[Data extract]:
........

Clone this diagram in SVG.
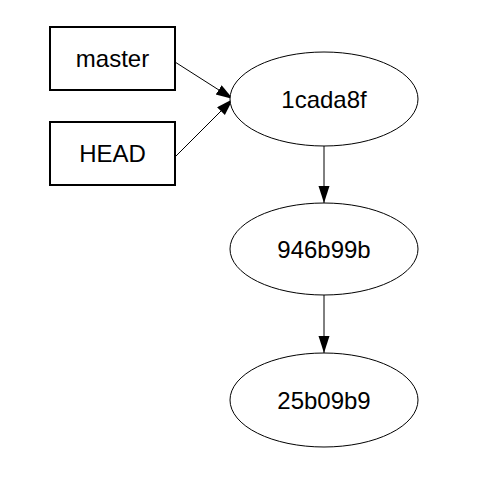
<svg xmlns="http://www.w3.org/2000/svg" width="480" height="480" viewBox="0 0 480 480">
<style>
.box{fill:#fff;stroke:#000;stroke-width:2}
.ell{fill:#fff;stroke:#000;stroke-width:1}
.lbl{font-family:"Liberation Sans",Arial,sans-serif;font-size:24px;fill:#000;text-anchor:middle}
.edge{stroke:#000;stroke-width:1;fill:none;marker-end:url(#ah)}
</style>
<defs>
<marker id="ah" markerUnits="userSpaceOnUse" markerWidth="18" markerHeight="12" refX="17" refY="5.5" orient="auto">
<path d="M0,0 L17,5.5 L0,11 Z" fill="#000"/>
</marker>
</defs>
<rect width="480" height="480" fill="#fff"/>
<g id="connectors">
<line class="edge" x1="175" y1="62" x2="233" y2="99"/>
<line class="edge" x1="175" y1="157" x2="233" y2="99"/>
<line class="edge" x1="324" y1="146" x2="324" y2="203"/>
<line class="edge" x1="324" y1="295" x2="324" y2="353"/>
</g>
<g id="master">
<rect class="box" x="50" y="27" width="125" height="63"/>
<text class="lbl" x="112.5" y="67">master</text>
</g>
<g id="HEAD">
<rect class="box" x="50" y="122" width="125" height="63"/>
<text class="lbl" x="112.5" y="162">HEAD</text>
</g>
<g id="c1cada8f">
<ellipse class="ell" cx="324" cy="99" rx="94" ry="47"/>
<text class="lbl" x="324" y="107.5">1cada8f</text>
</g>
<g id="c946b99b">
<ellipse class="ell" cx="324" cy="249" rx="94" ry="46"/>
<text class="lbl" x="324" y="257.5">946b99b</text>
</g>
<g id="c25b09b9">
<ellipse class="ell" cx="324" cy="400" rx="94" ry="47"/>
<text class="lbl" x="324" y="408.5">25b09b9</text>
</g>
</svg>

........

[Problem details]:
Please set down each line of the data above exactly as written, without the pictures.

[Correct result]:
Clone this diagram in SVG.
<svg xmlns="http://www.w3.org/2000/svg" width="480" height="480" viewBox="0 0 480 480">
<style>
.box{fill:#fff;stroke:#000;stroke-width:2}
.ell{fill:#fff;stroke:#000;stroke-width:1}
.lbl{font-family:"Liberation Sans",Arial,sans-serif;font-size:24px;fill:#000;text-anchor:middle}
.edge{stroke:#000;stroke-width:1;fill:none;marker-end:url(#ah)}
</style>
<defs>
<marker id="ah" markerUnits="userSpaceOnUse" markerWidth="18" markerHeight="12" refX="17" refY="5.5" orient="auto">
<path d="M0,0 L17,5.5 L0,11 Z" fill="#000"/>
</marker>
</defs>
<rect width="480" height="480" fill="#fff"/>
<g id="connectors">
<line class="edge" x1="175" y1="62" x2="233" y2="99"/>
<line class="edge" x1="175" y1="157" x2="233" y2="99"/>
<line class="edge" x1="324" y1="146" x2="324" y2="203"/>
<line class="edge" x1="324" y1="295" x2="324" y2="353"/>
</g>
<g id="master">
<rect class="box" x="50" y="27" width="125" height="63"/>
<text class="lbl" x="112.5" y="67">master</text>
</g>
<g id="HEAD">
<rect class="box" x="50" y="122" width="125" height="63"/>
<text class="lbl" x="112.5" y="162">HEAD</text>
</g>
<g id="c1cada8f">
<ellipse class="ell" cx="324" cy="99" rx="94" ry="47"/>
<text class="lbl" x="324" y="107.5">1cada8f</text>
</g>
<g id="c946b99b">
<ellipse class="ell" cx="324" cy="249" rx="94" ry="46"/>
<text class="lbl" x="324" y="257.5">946b99b</text>
</g>
<g id="c25b09b9">
<ellipse class="ell" cx="324" cy="400" rx="94" ry="47"/>
<text class="lbl" x="324" y="408.5">25b09b9</text>
</g>
</svg>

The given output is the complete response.